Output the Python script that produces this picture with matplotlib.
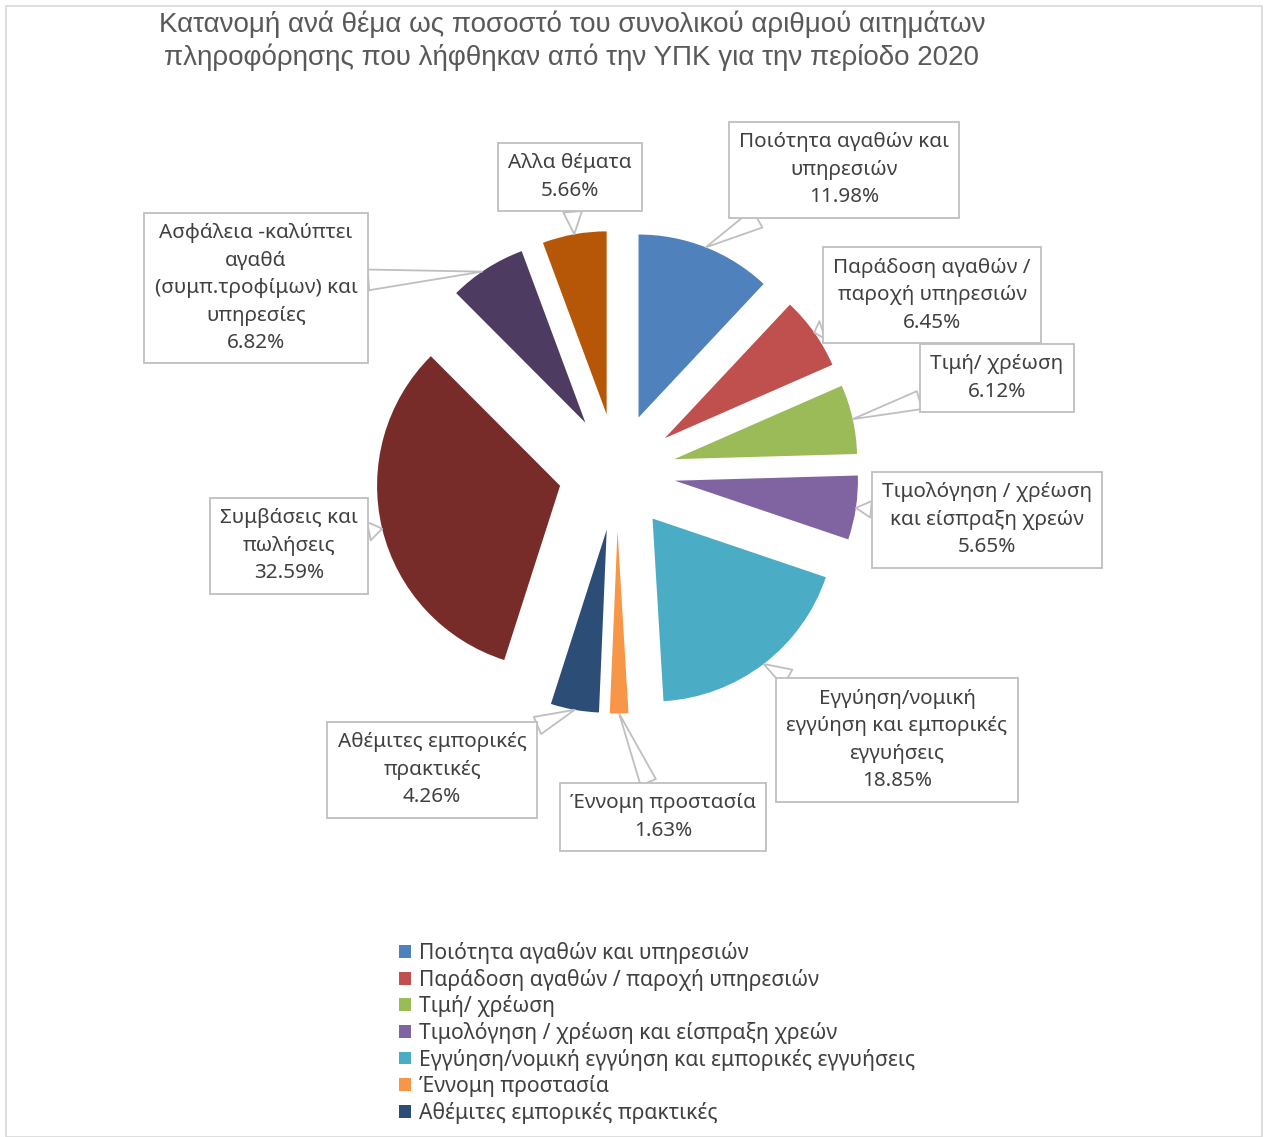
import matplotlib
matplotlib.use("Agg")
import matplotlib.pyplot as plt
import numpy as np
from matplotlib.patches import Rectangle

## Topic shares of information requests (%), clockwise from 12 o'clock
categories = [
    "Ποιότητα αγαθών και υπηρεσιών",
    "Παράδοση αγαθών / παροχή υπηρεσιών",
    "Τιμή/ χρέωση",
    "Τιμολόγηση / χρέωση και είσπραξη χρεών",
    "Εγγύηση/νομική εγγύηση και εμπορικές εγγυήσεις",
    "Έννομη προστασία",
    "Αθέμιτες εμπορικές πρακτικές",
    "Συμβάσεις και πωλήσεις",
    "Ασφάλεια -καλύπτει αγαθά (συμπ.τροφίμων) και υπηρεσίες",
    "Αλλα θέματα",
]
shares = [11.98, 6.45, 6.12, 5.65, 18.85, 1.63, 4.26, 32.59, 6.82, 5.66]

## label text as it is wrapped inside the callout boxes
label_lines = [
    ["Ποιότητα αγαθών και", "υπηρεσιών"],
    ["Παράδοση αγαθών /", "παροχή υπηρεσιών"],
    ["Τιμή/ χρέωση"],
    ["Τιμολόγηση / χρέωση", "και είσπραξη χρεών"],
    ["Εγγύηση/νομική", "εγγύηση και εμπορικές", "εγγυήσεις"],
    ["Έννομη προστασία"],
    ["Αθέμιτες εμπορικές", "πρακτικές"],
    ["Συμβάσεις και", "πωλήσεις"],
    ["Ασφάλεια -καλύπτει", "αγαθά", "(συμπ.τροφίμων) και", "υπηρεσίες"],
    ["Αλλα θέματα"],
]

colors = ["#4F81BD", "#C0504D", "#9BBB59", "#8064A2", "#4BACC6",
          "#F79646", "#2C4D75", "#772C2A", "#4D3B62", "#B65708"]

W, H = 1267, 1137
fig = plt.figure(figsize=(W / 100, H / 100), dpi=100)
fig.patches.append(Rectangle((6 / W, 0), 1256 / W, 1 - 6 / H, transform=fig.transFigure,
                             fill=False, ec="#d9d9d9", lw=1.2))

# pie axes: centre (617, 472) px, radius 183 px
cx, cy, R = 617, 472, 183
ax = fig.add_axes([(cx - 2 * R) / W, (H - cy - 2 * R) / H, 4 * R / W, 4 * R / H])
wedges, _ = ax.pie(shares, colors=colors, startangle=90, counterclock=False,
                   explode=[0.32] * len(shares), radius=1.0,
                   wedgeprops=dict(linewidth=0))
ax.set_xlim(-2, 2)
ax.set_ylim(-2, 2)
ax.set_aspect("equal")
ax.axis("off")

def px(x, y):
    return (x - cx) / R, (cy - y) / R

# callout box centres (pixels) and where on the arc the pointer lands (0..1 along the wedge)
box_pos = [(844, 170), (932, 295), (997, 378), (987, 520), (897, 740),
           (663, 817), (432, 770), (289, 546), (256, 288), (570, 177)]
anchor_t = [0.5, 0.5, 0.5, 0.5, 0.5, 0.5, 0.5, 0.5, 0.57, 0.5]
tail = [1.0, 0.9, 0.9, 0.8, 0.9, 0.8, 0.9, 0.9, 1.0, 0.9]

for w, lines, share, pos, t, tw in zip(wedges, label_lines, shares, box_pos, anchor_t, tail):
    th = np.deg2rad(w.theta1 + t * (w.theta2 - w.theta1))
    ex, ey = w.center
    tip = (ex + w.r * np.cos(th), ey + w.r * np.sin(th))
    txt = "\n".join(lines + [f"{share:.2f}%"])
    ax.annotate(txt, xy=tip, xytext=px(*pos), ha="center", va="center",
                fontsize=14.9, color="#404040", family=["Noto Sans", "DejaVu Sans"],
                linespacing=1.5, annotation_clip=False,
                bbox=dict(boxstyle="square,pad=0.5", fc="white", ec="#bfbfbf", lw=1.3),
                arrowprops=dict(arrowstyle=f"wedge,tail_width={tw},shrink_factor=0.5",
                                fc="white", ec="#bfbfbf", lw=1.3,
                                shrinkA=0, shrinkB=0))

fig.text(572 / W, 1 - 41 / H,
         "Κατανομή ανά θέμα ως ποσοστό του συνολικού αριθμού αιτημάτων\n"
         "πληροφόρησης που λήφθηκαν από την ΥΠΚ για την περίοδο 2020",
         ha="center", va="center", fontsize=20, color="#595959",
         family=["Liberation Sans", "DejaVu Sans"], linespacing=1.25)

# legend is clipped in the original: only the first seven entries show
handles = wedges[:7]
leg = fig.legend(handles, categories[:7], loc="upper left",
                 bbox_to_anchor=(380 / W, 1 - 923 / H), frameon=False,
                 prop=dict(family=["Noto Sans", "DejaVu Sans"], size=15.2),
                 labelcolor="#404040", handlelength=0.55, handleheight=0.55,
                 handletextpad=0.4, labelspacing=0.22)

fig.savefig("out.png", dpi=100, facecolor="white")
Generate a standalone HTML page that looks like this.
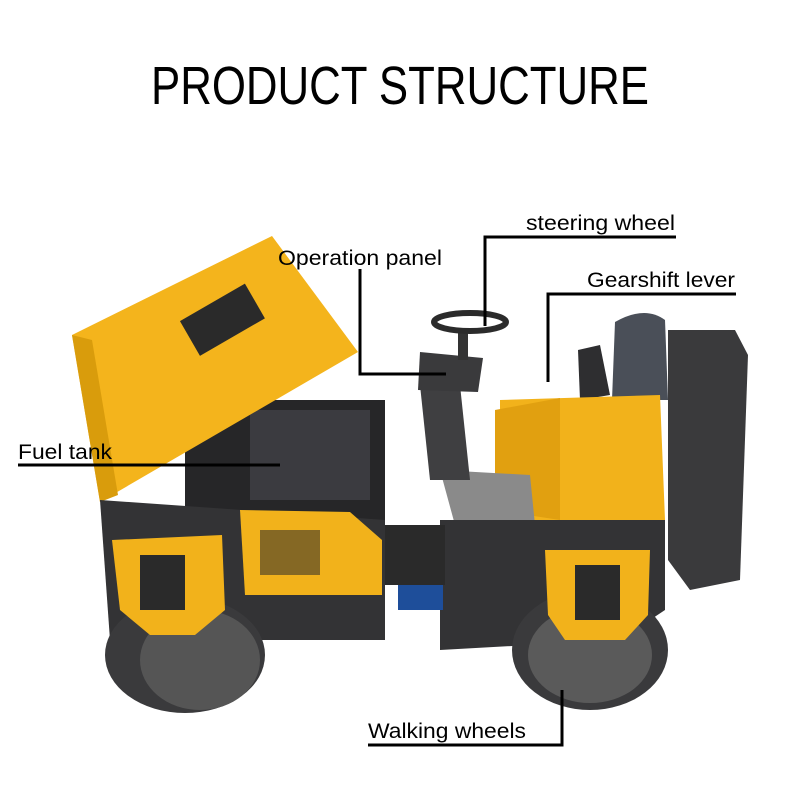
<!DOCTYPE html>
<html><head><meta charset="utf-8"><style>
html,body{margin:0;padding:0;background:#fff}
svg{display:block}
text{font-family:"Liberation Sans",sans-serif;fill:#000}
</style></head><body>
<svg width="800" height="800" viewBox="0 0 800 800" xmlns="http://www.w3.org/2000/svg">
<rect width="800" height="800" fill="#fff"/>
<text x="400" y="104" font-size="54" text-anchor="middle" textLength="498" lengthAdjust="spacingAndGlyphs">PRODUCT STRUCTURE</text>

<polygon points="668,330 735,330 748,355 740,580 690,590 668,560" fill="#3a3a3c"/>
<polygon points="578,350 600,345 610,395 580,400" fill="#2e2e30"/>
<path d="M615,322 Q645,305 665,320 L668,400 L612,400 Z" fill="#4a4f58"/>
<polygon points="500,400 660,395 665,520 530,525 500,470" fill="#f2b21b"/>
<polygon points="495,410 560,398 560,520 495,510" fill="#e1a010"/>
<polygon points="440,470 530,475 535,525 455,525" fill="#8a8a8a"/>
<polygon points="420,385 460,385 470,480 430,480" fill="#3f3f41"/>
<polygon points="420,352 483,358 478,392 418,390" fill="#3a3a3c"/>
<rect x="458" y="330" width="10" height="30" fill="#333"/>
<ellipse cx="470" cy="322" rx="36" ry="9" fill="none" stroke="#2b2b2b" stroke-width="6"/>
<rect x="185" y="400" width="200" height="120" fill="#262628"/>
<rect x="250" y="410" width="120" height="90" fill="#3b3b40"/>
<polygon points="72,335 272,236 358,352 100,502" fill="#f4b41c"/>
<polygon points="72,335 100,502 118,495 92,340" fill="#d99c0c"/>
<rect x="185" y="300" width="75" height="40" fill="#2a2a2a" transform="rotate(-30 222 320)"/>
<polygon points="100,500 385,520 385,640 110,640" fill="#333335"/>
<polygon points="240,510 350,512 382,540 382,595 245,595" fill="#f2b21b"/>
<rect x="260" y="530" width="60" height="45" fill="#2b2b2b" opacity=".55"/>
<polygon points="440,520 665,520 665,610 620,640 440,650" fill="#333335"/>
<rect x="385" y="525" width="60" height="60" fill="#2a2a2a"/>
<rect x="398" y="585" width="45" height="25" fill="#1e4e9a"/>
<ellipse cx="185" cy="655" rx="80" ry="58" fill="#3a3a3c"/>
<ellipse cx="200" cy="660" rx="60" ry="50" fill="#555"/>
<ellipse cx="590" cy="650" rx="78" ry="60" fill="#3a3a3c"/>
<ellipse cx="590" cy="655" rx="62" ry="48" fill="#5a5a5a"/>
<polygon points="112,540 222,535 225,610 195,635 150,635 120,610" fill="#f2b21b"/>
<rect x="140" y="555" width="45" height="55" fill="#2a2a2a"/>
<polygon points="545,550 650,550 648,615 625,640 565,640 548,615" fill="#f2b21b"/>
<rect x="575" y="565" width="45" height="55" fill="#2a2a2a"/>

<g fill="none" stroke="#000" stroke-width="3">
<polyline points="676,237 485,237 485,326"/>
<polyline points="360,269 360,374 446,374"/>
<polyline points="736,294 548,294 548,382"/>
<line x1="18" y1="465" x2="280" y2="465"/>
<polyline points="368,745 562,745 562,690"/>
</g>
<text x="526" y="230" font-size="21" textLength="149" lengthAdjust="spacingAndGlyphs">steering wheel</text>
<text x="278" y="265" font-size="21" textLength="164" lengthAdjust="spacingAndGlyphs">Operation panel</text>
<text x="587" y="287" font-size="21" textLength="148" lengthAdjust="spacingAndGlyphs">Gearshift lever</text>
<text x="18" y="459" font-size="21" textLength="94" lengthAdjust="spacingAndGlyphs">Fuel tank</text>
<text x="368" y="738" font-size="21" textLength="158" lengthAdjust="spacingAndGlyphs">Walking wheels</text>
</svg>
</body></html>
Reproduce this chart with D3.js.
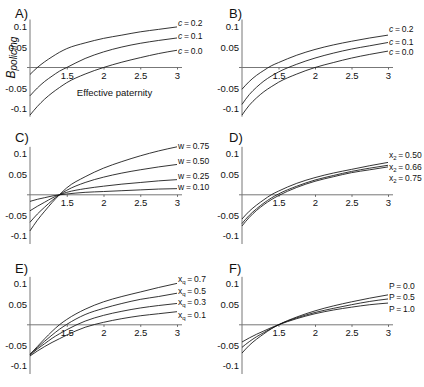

▸ **Directions**: From the data, pick out every line that includes "with".

▸ **Answer to the problem**:
Output the Python script that produces this picture with matplotlib.
Reproduce this chart with D3.js.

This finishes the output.